Lidia Chile ne trouve pas qu'elle est une femme bien habillée, et pour sûr, elle n'est pas riche. Cependant, elle ne pourrait jamais quitter sa maison à Santo Domingo Xenacoj sans porter au moins un corsage brodé main représentant le salaire de plusieurs semaines.
Sur tous les haut-plateaux du Guatemala où les Mayas, le textile est un mode de vie aussi bien qu'une source de revenus, l'affirmation d'une identité personnelle et communautaire dont les traditions remontent à des siècles. Les tissus dont les dessins sont souvent révélés au tisserand dans ses rêves, pourraient être considérés comme un anachronisme dans un monde de modes internationales et de méthodes de production à la chaîne. Mais ces textiles faits main sont ce que ces populations connaissent et ce qu'elles font bien.
Malheureusement, la plupart des tisserands des haut-plateaux sont des néophytes en matière de commerce, d'après Carmen Santos, directrice exécutive de la Fondation de développement Mixco, une ONG soutenue par la BID qui administre les programmes de formation et de crédit
pour les microentrepreneurs. Son personnel aide les petits producteurs à adapter leur ligne de produits aux réalités du marché global.
Les responsables de prêts ainsi que les experts en matière de design et de production à Fundemix orientent les tisserands vers des lignes de produits qui vont se vendre, comme des oreillers, des nappes et des serviettes. Ils aident les tisserands à accroître leur production en adoptant une nouvelle technologie, comme le métier à tisser à pédale.
Lorsque Fundemix a ouvert ses portes il y a dix ans, les villageois ont soupçonné le personnel d'être des percepteurs, des voleurs ou des guérilleros. Mais au fil des années, les microentrepreneurs et Fundemix ont beaucoup appris les uns sur les autres.

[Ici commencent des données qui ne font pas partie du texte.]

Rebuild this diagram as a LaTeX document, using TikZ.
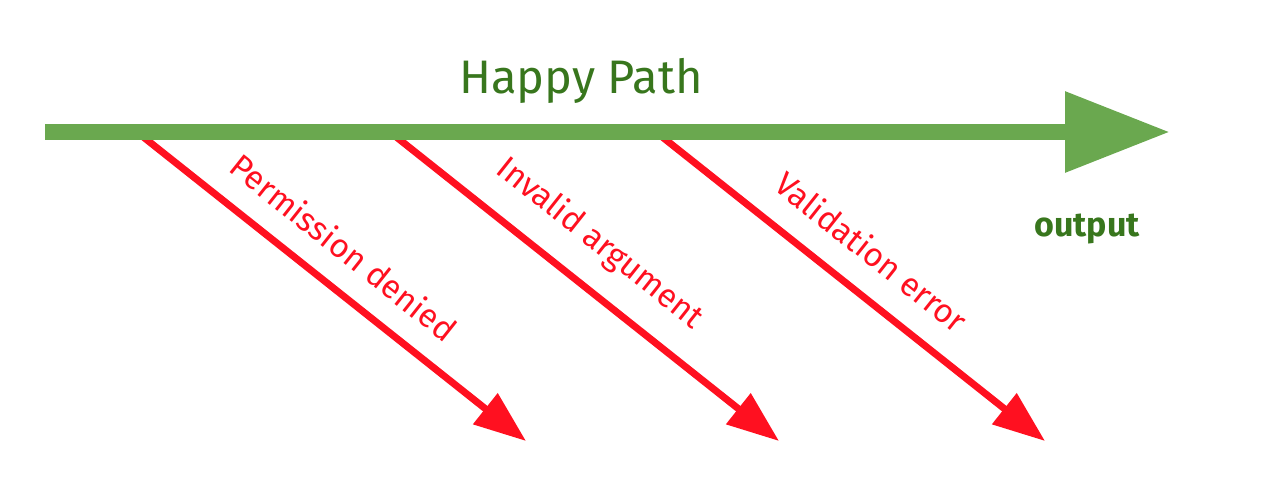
\documentclass[tikz,border=0pt]{standalone}
\usepackage{fontspec}
\setmainfont{Fira Sans}
\usetikzlibrary{arrows.meta}
\definecolor{barGreen}{RGB}{106,168,79}
\definecolor{textGreen}{RGB}{56,118,29}
\definecolor{errRed}{RGB}{255,16,32}
\tikzset{
  happyarrow/.style={draw=barGreen, line width=16pt,
    -{Triangle[length=105pt,width=77pt,fill=barGreen]}},
  errarrow/.style={draw=errRed, line width=7pt,
    -{Triangle[length=52pt,width=38pt,fill=errRed]}},
  errlabel/.style={text=errRed, font=\fontsize{33}{38}\selectfont, inner sep=0pt},
}
\begin{document}
\begin{tikzpicture}[x=1pt,y=-1pt]
  \useasboundingbox (0,0) rectangle (1280,498);
  % main flow
  \coordinate (hs) at (45,132);
  \coordinate (he) at (1170,132);
  % error branches leave the bar and head down to the right
  \coordinate (e1s) at (137,132);  \coordinate (e1e) at (526,441);
  \coordinate (e2s) at (390,132);  \coordinate (e2e) at (779,441);
  \coordinate (e3s) at (656,132);  \coordinate (e3e) at (1045,441);

  \draw[errarrow] (e1s) -- node[errlabel, pos=0.47, sloped, above=22pt] (l1) {Permission denied} (e1e);
  \draw[errarrow] (e2s) -- node[errlabel, pos=0.47, sloped, above=23pt] (l2) {Invalid argument} (e2e);
  \draw[errarrow] (e3s) -- node[errlabel, pos=0.49, sloped, above=24pt] (l3) {Validation error} (e3e);

  \draw[happyarrow] (hs) -- (he);

  \node[text=textGreen, font=\fontsize{47}{52}\selectfont, anchor=base] (hp) at (581,93) {Happy Path};
  \node[text=textGreen, font=\bfseries\fontsize{34}{40}\selectfont, anchor=base] (out) at (1087,236) {output};
\end{tikzpicture}
\end{document}
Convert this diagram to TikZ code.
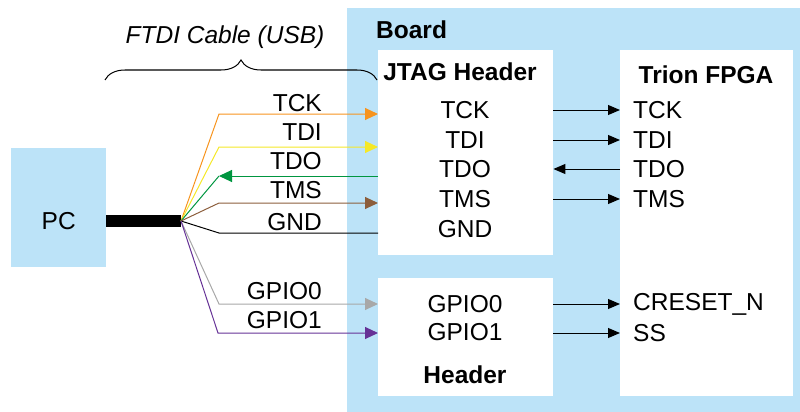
\documentclass[tikz,border=0pt]{standalone}
\usepackage{fontspec}
\setmainfont{Liberation Sans}
\usetikzlibrary{arrows.meta,decorations.pathreplacing}

\definecolor{boardblue}{RGB}{188,227,248}
\definecolor{wireorange}{RGB}{247,148,30}
\definecolor{wireyellow}{RGB}{245,232,40}
\definecolor{wiregreen}{RGB}{0,150,64}
\definecolor{wirebrown}{RGB}{140,94,60}
\definecolor{wiregray}{RGB}{168,168,168}
\definecolor{wirepurple}{RGB}{102,50,150}

\begin{document}
\begin{tikzpicture}[x=1pt,y=-1pt,
    every node/.style={font=\fontsize{24.5}{28}\selectfont, inner sep=0pt},
    bluebox/.style={fill=boardblue, anchor=north west},
    whitebox/.style={fill=white, anchor=north west},
    title/.style={font=\fontsize{24.5}{28}\selectfont\bfseries},
    wire/.style={line width=1pt, -{Triangle[length=13pt,width=12pt]}},
    sig/.style={line width=1pt, -{Triangle[length=12pt,width=10pt]}}]
                        \useasboundingbox (0,0) rectangle (800,412);

                        % Nodes
                        \node[bluebox, minimum width=95, minimum height=119] (pc) at (11,148) {};
                        \node[bluebox, minimum width=453, minimum height=404] (board) at (347,8) {};
                        \node[title, anchor=west] (boardlabel) at (376,30) {Board};
                        \node[whitebox, minimum width=175, minimum height=205] (jtag) at (378,50) {};
                        \node[whitebox, minimum width=175, minimum height=118] (hdr) at (378,278) {};
                        \node[whitebox, minimum width=173, minimum height=346] (fpga) at (620,50) {};

                        \node[title] (jtagtitle) at (460,72) {JTAG Header};
                        \node[title] (hdrtitle) at (465,375) {Header};
                        \node[title] (fpgatitle) at (706,75) {Trion FPGA};

                        \node (jtck) at (465,110) {TCK};
                        \node (jtdi) at (465,140) {TDI};
                        \node (jtdo) at (465,169) {TDO};
                        \node (jtms) at (465,199) {TMS};
                        \node (jgnd) at (465,229) {GND};
                        \node (hgpio0) at (465,304) {GPIO0};
                        \node (hgpio1) at (465,332) {GPIO1};

                        \node[anchor=west] (ftck) at (633,110) {TCK};
                        \node[anchor=west] (ftdi) at (633,140) {TDI};
                        \node[anchor=west] (ftdo) at (633,169) {TDO};
                        \node[anchor=west] (ftms) at (633,199) {TMS};
                        \node[anchor=west] (fcreset) at (633,304) {CRESET\_N};
                        \node[anchor=west] (fss) at (633,333) {SS};

                        \node[anchor=east] (ltck) at (322,103) {TCK};
                        \node[anchor=east] (ltdi) at (322,132) {TDI};
                        \node[anchor=east] (ltdo) at (322,161) {TDO};
                        \node[anchor=east] (ltms) at (322,190) {TMS};
                        \node[anchor=east] (lgnd) at (322,222) {GND};
                        \node[anchor=east] (lgpio0) at (322,291) {GPIO0};
                        \node[anchor=east] (lgpio1) at (322,320) {GPIO1};

                        \node[font=\fontsize{24.5}{28}\selectfont\itshape] (cablelabel) at (225,37) {FTDI Cable (USB)};

                        \coordinate (cab) at (181,221);
                        \coordinate (bl) at (105,80);
                        \coordinate (br) at (377,80);
                        \node (pclabel) at (pc.center |- cab) {PC};

                        % Edges
                        \draw[line width=12pt] (pc.east |- cab) -- (cab);
                        \draw[line width=1pt, decorate, decoration={brace, amplitude=20pt}] (bl) -- (br);

                        \draw[wire, wireorange] (cab) -- (219,114) -- (jtag.west |- 0,114);
                        \draw[wire, wireyellow] (cab) -- (219,147) -- (jtag.west |- 0,147);
                        \draw[line width=1pt, wiregreen] (cab) -- (219,176);
                        \draw[wire, wiregreen] (jtag.west |- 0,176) -- (219,176);
                        \draw[wire, wirebrown] (cab) -- (219,203) -- (jtag.west |- 0,203);
                        \draw[line width=1pt] (cab) -- (219,233) -- (jtag.west |- 0,233);
                        \draw[wire, wiregray] (cab) -- (219,304) -- (hdr.west |- 0,304);
                        \draw[wire, wirepurple] (cab) -- (218,333) -- (hdr.west |- 0,333);

                        \draw[sig] (jtag.east |- jtck) -- (fpga.west |- jtck);
                        \draw[sig] (jtag.east |- jtdi) -- (fpga.west |- jtdi);
                        \draw[sig] (fpga.west |- jtdo) -- (jtag.east |- jtdo);
                        \draw[sig] (jtag.east |- jtms) -- (fpga.west |- jtms);
                        \draw[sig] (hdr.east |- hgpio0) -- (fpga.west |- hgpio0);
                        \draw[sig] (hdr.east |- fss) -- (fpga.west |- fss);
                    \end{tikzpicture}
\end{document}
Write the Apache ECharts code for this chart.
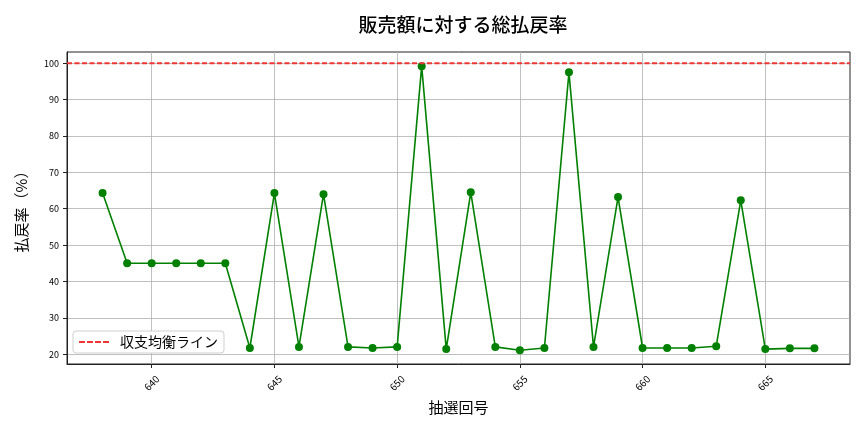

C. Santos, par exemple, n'a pas été surprise de constater que l'on ne lui ouvrait pas lorsque, récemment, elle a frappé à la porte de plusieurs maisons un après-midi. Les familles sont probablement parties planter du maïs et des haricots sur leur terrain, a-t-elle trouvé comme explication. L'agriculture garantit aux populations quelque chose à manger pendant les périodes incertaines, mais elle limite également leur production de textiles.
Dans la troisième maison, C. Santos a trouvé les femmes à leur métier à tisser. Elles portaient toutes des chemisiers colorés, appelés huipiles, mais leurs enfants couraient partout dans des habits fabriqués en usine.
L' huipil est-il en voie de disparition ? Non, selon la tisserande Lidia Chile. " Comment les gens pourraient-ils savoir d'où nous sommes si nous ne portons pas nos huipiles ?", demande-t-elle, tout en ajoutant que ses filles portent des huipiles pour des occasions spéciales.
Mais même si les 21 groupes ethniques du Guatemala, qui sont composés des deux-tiers de la population du pays se chiffrant à 10,5 millions d'habitants, réaffirment leur identité indigène, les coutumes sont en train de changer. De nombreuses jeunes femmes optent pour la mode contemporaine, et à vrai dire beaucoup d'entre elles travaillent dans des usines d'habillement en dehors de la ville de Guatemala. Quand elles arrivent de l'usine chez elles, elles ont peu de temps ou d'énergie à consacrer au tissage traditionnel.
A l'occasion de sa dernière visite de la journée à une famille qui possède un métier à tisser à pédale, C. Santos a demandé au tisserand où en étaient ses remboursements.
"Vous savez, doña Carmen, nous sommes très en retard", a-t-il répondu.
"Le problème réside dans le fait qu'il est un homme", a donné plus tard comme explication C. Santos, plaisantant à moitié. Les hommes sont plus enclins à faire des expériences et s'agrandir ; ils s'endettent de trop et par conséquent s'attirent des ennuis. Certains d'entre eux dépensent leurs profits en boissons, a-t-elle ajouté.
Les femmes, qui représentent près de la moitié des bénéficiaires de crédit, ont des aspirations plus réalistes et ont davantage tendance à réinvestir leurs bénéfices dans leur maison, a-t-elle rapporté.
En général, rapporte C. Santos, non seulement les clients remboursent leurs prêts à temps, mais prouvent qu'ils peuvent tirer parti des quelques notions qu'ils ont sur les affaires tout en préservant leur art et leur gagne-pain.